焼成ラインは、炭火焼き・直火焼きの2種類の焼き方に対応しており、様々な商品の加工が可能だ。さらに、工場内部にクリーンルームを設置することで、焼成後すぐに包装できるため、包装後の2次殺菌がいらない。これにより、「解凍した後も肉のぱさぱさ感がなく、焼きたてのおいしさが味わえ、お取引先様からもご好評をいただいている」(双日食料畜産事業担当者)という。また、包装機も、トップシール、個食パック、深絞りなどさまざまな方式に対応しているため、市販用から業務用まで幅広い商品を製造できる。現在、食品スーパーなど小売業の惣菜・弁当用や駅弁用の炭火焼き肉、ハンバーグなどを供給するほか、ローストビーフの製造も検討中だ。
即食簡便需要の高まりで、弁当や惣菜を強化するスーパーは増えているが、一方で人手不足も深刻化しており、製造面での簡便ニーズも高まっている。双日食料では、炭火焼きのおいしさをそのまま再現できる点を訴求することで、そうした小売業や外食の需要を取り込む構えだ。
食品関連企業11社が参画植物肉で新たな需要を創出
ミートワンの事業同様、取引先との共同出資による事業展開は、植物肉の分野でも始めている。23年12月、素財メーカーのADEKAや総合食品加工メーカーの昭和産業、ロイヤルホストなどのインフラの役割を担うロイヤルなど食品関連企業11社とともに、植物由来の代替肉などプラントベースフードの共同開発や商品化を行う新会社、フードテックワンを設立した。
畜産業の地球温暖化への影響や人口増に食料供給が追い付かずタンパク質が不足するというプロテインクライシスの問題などから、双日グループでは代替肉事業の拡大を狙っており、21年には双日食料がテイスタブル社のプラントベースミート「NIKUVEGE(ニクベジ)」の独占販売契約を締結。その後、双日グループがテイスタブルとの資本提携を行い、さらなる市場拡大を目指し営業活動を展開している。
フードテックワンの事業はこれをもう一歩進めたもので、参画企業それぞれが持つ素材や加工技術、流通チャネルなどを活用し、代替肉の開発から製造、流通までを手掛ける方針だ。その一環で、この11月には産学連携のプロジェクト「チャレンジ・ザ・グルメ2024」を実施。11月1日~12月1日の1カ月間、フードテックワン参画企業が開発したプラントベースフード22種類を使い、東京家政大学で栄養学を学ぶ学生と東武100貨店 池袋本店 レストラン街スパイスの各店が新メニューを開発し、43店舗で47メニューを提供した。
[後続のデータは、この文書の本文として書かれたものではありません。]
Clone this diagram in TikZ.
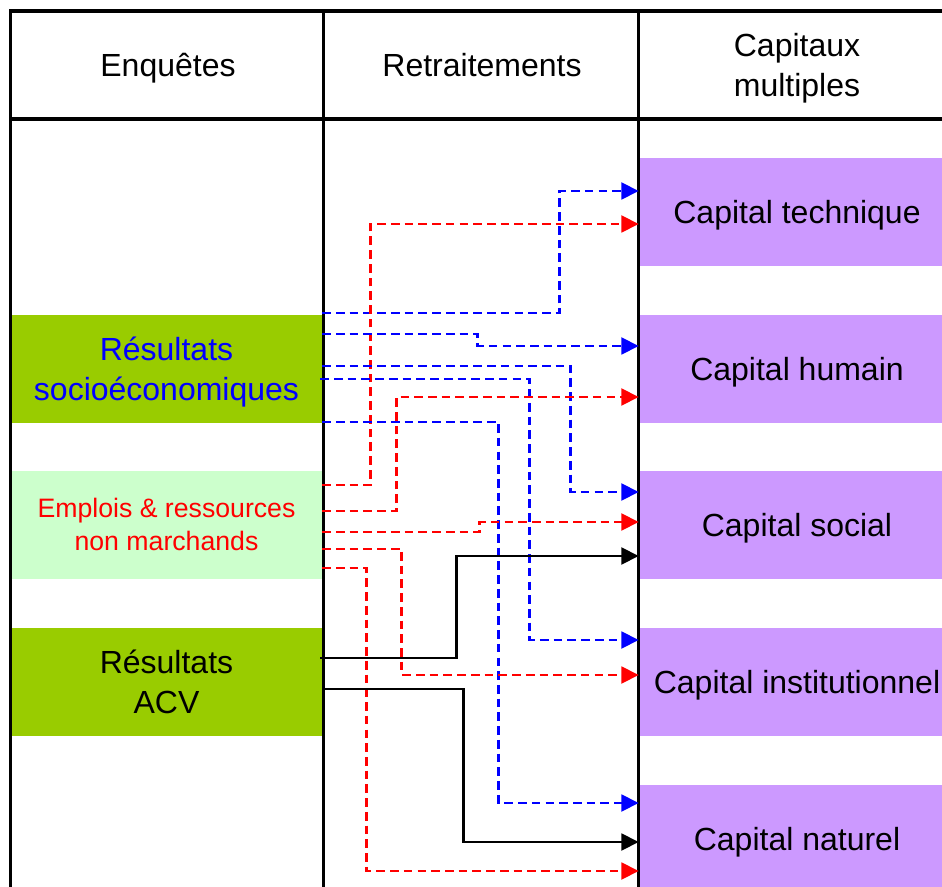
\documentclass[tikz,border=0pt]{standalone}
\usepackage{fontspec}
\setmainfont{Liberation Sans}
\usetikzlibrary{arrows.meta,calc}
\definecolor{olivegreen}{HTML}{99CC00}
\definecolor{palegreen}{HTML}{CCFFCC}
\definecolor{lilac}{HTML}{CC99FF}
\newcommand\bigtop{\rule{0pt}{21.7pt}}
\newcommand\bigbot{\rule[-5.1pt]{0pt}{5.1pt}}
\newcommand\smalltop{\rule{0pt}{18.1pt}}
\newcommand\smallbot{\rule[-4.25pt]{0pt}{4.25pt}}
\begin{document}
\begin{tikzpicture}[x=0.75pt,y=-0.75pt,
  gridline/.style={line width=2.5pt,black},
  bigtext/.style={font=\fontsize{24}{30}\selectfont},
  smalltext/.style={font=\fontsize{20}{24.75}\selectfont},
  oneline/.style={text height=21.7pt,text depth=5.1pt},
  leftbox/.style={rectangle,inner sep=0pt,minimum width=233.25pt,minimum height=81pt,align=center,bigtext},
  rightbox/.style={rectangle,fill=lilac,inner sep=0pt,minimum width=235.5pt,minimum height=81pt,align=center,bigtext,oneline},
  headtext/.style={align=center,inner sep=0pt,bigtext},
  tipstyle/.style={-{Triangle[length=13pt,width=12.5pt]}},
  bluelink/.style={tipstyle,blue,line width=2.2pt,dash pattern=on 6.5pt off 3.8pt},
  redlink/.style={tipstyle,red,line width=2.2pt,dash pattern=on 6.5pt off 3.8pt},
  blacklink/.style={tipstyle,black,line width=2.2pt}]
\useasboundingbox (0,0) rectangle (942,887);
% boxes
\node[leftbox,fill=olivegreen,text=blue] (soc) at (166.5,369) {\bigtop Résultats\\socioéconomiques\bigbot};
\node[leftbox,fill=palegreen,text=red,smalltext] (emp) at (166.5,525) {\smalltop Emplois \& ressources\\non marchands\smallbot};
\node[leftbox,fill=olivegreen] (acv) at (166.5,682) {\bigtop Résultats\\ACV\bigbot};
\node[rightbox] (tech) at (797,212) {Capital technique};
\node[rightbox] (hum) at (797,369) {Capital humain};
\node[rightbox] (socl) at (797,525) {Capital social};
\node[rightbox] (inst) at (797,682) {Capital institutionnel};
\node[rightbox] (nat) at (797,839) {Capital naturel};
% table
\draw[gridline] (10.5,887) -- (10.5,11) -- (942,11);
\draw[gridline] (10.5,119) -- (942,119);
\draw[gridline] (323.5,11) -- (323.5,887);
\draw[gridline] (638.5,11) -- (638.5,887);
\node[headtext,oneline] (h1) at (168,65) {Enquêtes};
\node[headtext,oneline] (h2) at (482,65) {Retraitements};
\node[headtext] (h3) at (797,65) {\bigtop Capitaux\\multiples\bigbot};
% connectors
\draw[bluelink] ($(soc.east)+(0,-56)$) -| ($(tech.west)+(-80,-21)$) -- ($(tech.west)+(-1,-21)$);
\draw[redlink] ($(emp.east)+(0,-40)$) -| ($(tech.west)+(-269,12)$) -- ($(tech.west)+(-1,12)$);
\draw[bluelink] ($(soc.east)+(0,-35)$) -| ($(hum.west)+(-162,-23)$) -- ($(hum.west)+(-1,-23)$);
\draw[bluelink] ($(soc.east)+(0,-3)$) -| ($(socl.west)+(-69,-33)$) -- ($(socl.west)+(-1,-33)$);
\draw[bluelink] ($(soc.east)+(-2,10)$) -| ($(inst.west)+(-110,-42)$) -- ($(inst.west)+(-1,-42)$);
\draw[redlink] ($(emp.east)+(0,-14)$) -| ($(hum.west)+(-243,28)$) -- ($(hum.west)+(-1,28)$);
\draw[bluelink] ($(soc.east)+(0,53)$) -| ($(nat.west)+(-141,-36)$) -- ($(nat.west)+(-1,-36)$);
\draw[redlink] ($(emp.east)+(0,7)$) -| ($(socl.west)+(-160,-3)$) -- ($(socl.west)+(-1,-3)$);
\draw[blacklink] ($(acv.east)+(-2,-24)$) -| ($(socl.west)+(-183,31)$) -- ($(socl.west)+(-1,31)$);
\draw[redlink] ($(emp.east)+(0,24)$) -| ($(inst.west)+(-238,-7)$) -- ($(inst.west)+(-1,-7)$);
\draw[redlink] ($(emp.east)+(0,43)$) -| ($(nat.west)+(-273,32)$) -- ($(nat.west)+(-1,32)$);
\draw[blacklink] ($(acv.east)+(0,7)$) -| ($(nat.west)+(-176,3)$) -- ($(nat.west)+(-1,3)$);
\end{tikzpicture}
\end{document}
訪日客の増加に伴いベジタリアンメニューの充実の観点から、空港・ホテルなどでは代替肉メニューはすでに定番化しつつあるが、一般的な日本人にはまだなじみがないのが現状だ。今回のプロジェクトは、そうした代替肉に馴染みのない層に「使う」(学生・店舗)、「食べる」(顧客)といった体験の機会を提供することで、需要のすそ野を広げる狙いがある。
25年2月開催のSMTS2025も取引先への訴求の場として活用する方針で、双日食料のブースでは、「肉一番」シリーズや福島工場の焼成肉のほか、フードテックワンの取り組みも紹介する予定だ。昨年は、SMTS出展を機に量販店の惣菜売り場向けの商品が伸びたことから、「今回の出展でも新たな需要創出につなげたい」(双日食料畜産事業担当者)と、販路拡大に意欲を示している。